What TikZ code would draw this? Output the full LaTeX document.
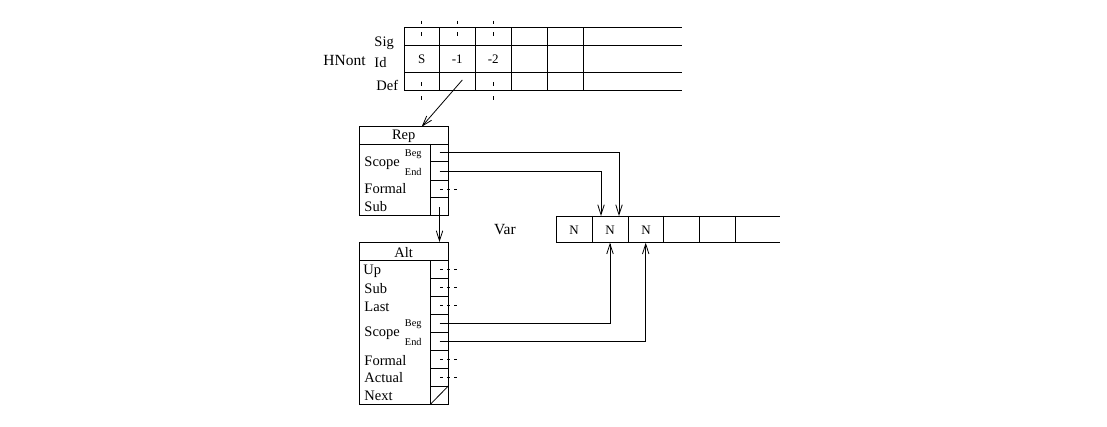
\documentclass[tikz,border=0pt]{standalone}
\usepackage{fontspec}
\setmainfont{Liberation Serif}
\usetikzlibrary{arrows.meta}

\begin{document}
\begin{tikzpicture}[x=1pt,y=-1pt,line width=0.95pt,
  tip/.style={-{Straight Barb[length=10pt,width=6.5pt,line width=0.8pt]}},
  lbl/.style={font=\fontsize{14.5}{17}\selectfont,inner sep=0pt},
  big/.style={font=\fontsize{15.5}{18}\selectfont,inner sep=0pt},
  cellt/.style={font=\fontsize{13}{15}\selectfont,inner sep=0pt},
  sml/.style={font=\fontsize{10.3}{12}\selectfont,inner sep=0pt,anchor=west},
  nil/.style={line width=0.75pt,dash pattern=on 3pt off 4pt},
  tick/.style={line width=0.75pt}]
\useasboundingbox (0,0) rectangle (1107,427);

% ---------- HNont table ----------
\foreach \y in {27.3,45,72.7,90} \draw (404,\y) -- (682,\y);
\foreach \x in {404,439.3,475.3,511.3,547.3,583.3} \draw (\x,27.3) -- (\x,90);
\node[big,anchor=base west] (hnont) at (323,65.5) {HNont};
\node[lbl,anchor=base west] (sig) at (374,46.5) {Sig};
\node[lbl,anchor=base west] (id) at (374,67.5) {Id};
\node[lbl,anchor=base west] (def) at (376,90.3) {Def};
\node[cellt] (hS) at (421.7,59.3) {S};
\node[cellt] (hM1) at (457.3,59.3) {-1};
\node[cellt] (hM2) at (493.3,59.3) {-2};
% interrupted column markers
\foreach \x/\y in {421.7/22.5,421.7/34,457.3/22.5,457.3/34,493.3/22.5,493.3/34,
                   421.7/84,421.7/98,493.3/84,493.3/98}
  \draw[tick] (\x,\y-1.8) -- (\x,\y+1.8);

% ---------- Rep record ----------
\draw (359,126.7) rectangle (448.3,215.7);
\draw (359,144) -- (448.3,144);
\draw (430.7,144) -- (430.7,215.7);
\foreach \y in {161.7,180,197.7} \draw (430.7,\y) -- (448.3,\y);
\node[lbl] (repH) at (403.7,136.5) {Rep};
\node[lbl,anchor=west] (repScope) at (364,163) {Scope};
\node[sml] (repBegT) at (404.5,154.5) {Beg};
\node[sml] (repEndT) at (404.5,172.2) {End};
\node[lbl,anchor=base west] (repFormal) at (364,194) {Formal};
\node[lbl,anchor=base west] (repSubT) at (364,212) {Sub};
\draw[nil] (440,189) -- (459,189);

% ---------- Alt record ----------
\draw (359,242) rectangle (448.3,404);
\draw (359,260.7) -- (448.3,260.7);
\draw (430.7,260.7) -- (430.7,404);
\foreach \y in {278.3,296.7,314.3,332.3,350,368.3,386} \draw (430.7,\y) -- (448.3,\y);
\node[lbl] (altH) at (403.7,252.5) {Alt};
\node[lbl,anchor=base west] (altUp) at (363,275) {Up};
\node[lbl,anchor=base west] (altSub) at (364,293.3) {Sub};
\node[lbl,anchor=base west] (altLast) at (364,311) {Last};
\node[lbl,anchor=west] (altScope) at (364,333.3) {Scope};
\node[sml] (altBegT) at (404.5,324.5) {Beg};
\node[sml] (altEndT) at (404.5,342.2) {End};
\node[lbl,anchor=base west] (altFormal) at (364,365) {Formal};
\node[lbl,anchor=base west] (altActual) at (364,382.5) {Actual};
\node[lbl,anchor=base west] (altNext) at (364,400.3) {Next};
\foreach \y in {269.5,287.5,305.5,359.2,377.2} \draw[nil] (440,\y) -- (459,\y);
\draw[line width=0.8pt] (430.7,404) -- (448.3,386);

% ---------- Var array ----------
\draw (556,216) -- (780,216);
\draw (556,242.7) -- (780,242.7);
\foreach \x in {556,592,628,663.7,699.7,735.7} \draw (\x,216) -- (\x,242.7);
\node[big] (var) at (505,229.8) {Var};
\node[cellt] (n1) at (574,229.8) {N};
\node[cellt] (n2) at (610,229.8) {N};
\node[cellt] (n3) at (646,229.8) {N};

% ---------- connectors ----------
\coordinate (hnDef) at (462.3,80);
\coordinate (repTop) at (421.7,126.7);
\coordinate (repBeg) at (439.5,152.8);
\coordinate (repEnd) at (439.5,171);
\coordinate (repSub) at (439.5,207.5);
\coordinate (altTop) at (439.5,242);
\coordinate (altBeg) at (439.5,323.3);
\coordinate (altEnd) at (439.5,341.3);
\coordinate (v2topA) at (601,216);
\coordinate (v2topB) at (619,216);
\coordinate (v2bot) at (610,242.7);
\coordinate (v3bot) at (645.7,242.7);

\draw[tip,line width=0.8pt] (hnDef) -- (repTop);
\draw[tip,line width=0.8pt] (repBeg) -| (v2topB);
\draw[tip,line width=0.8pt] (repEnd) -| (v2topA);
\draw[tip,line width=0.8pt] (repSub) -- (altTop);
\draw[tip,line width=0.8pt] (altBeg) -| (v2bot);
\draw[tip,line width=0.8pt] (altEnd) -| (v3bot);
\end{tikzpicture}
\end{document}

______

§ **What you are asked to do**: Starting at the first line of the material, output exactly the lines up to and including the one with "(\x,\y-1.8) -- (\x,\y+1.8);". Do not include the pictures.

§ **Solved exercise**:
What TikZ code would draw this? Output the full LaTeX document.
\documentclass[tikz,border=0pt]{standalone}
\usepackage{fontspec}
\setmainfont{Liberation Serif}
\usetikzlibrary{arrows.meta}

\begin{document}
\begin{tikzpicture}[x=1pt,y=-1pt,line width=0.95pt,
  tip/.style={-{Straight Barb[length=10pt,width=6.5pt,line width=0.8pt]}},
  lbl/.style={font=\fontsize{14.5}{17}\selectfont,inner sep=0pt},
  big/.style={font=\fontsize{15.5}{18}\selectfont,inner sep=0pt},
  cellt/.style={font=\fontsize{13}{15}\selectfont,inner sep=0pt},
  sml/.style={font=\fontsize{10.3}{12}\selectfont,inner sep=0pt,anchor=west},
  nil/.style={line width=0.75pt,dash pattern=on 3pt off 4pt},
  tick/.style={line width=0.75pt}]
\useasboundingbox (0,0) rectangle (1107,427);

% ---------- HNont table ----------
\foreach \y in {27.3,45,72.7,90} \draw (404,\y) -- (682,\y);
\foreach \x in {404,439.3,475.3,511.3,547.3,583.3} \draw (\x,27.3) -- (\x,90);
\node[big,anchor=base west] (hnont) at (323,65.5) {HNont};
\node[lbl,anchor=base west] (sig) at (374,46.5) {Sig};
\node[lbl,anchor=base west] (id) at (374,67.5) {Id};
\node[lbl,anchor=base west] (def) at (376,90.3) {Def};
\node[cellt] (hS) at (421.7,59.3) {S};
\node[cellt] (hM1) at (457.3,59.3) {-1};
\node[cellt] (hM2) at (493.3,59.3) {-2};
% interrupted column markers
\foreach \x/\y in {421.7/22.5,421.7/34,457.3/22.5,457.3/34,493.3/22.5,493.3/34,
                   421.7/84,421.7/98,493.3/84,493.3/98}
  \draw[tick] (\x,\y-1.8) -- (\x,\y+1.8);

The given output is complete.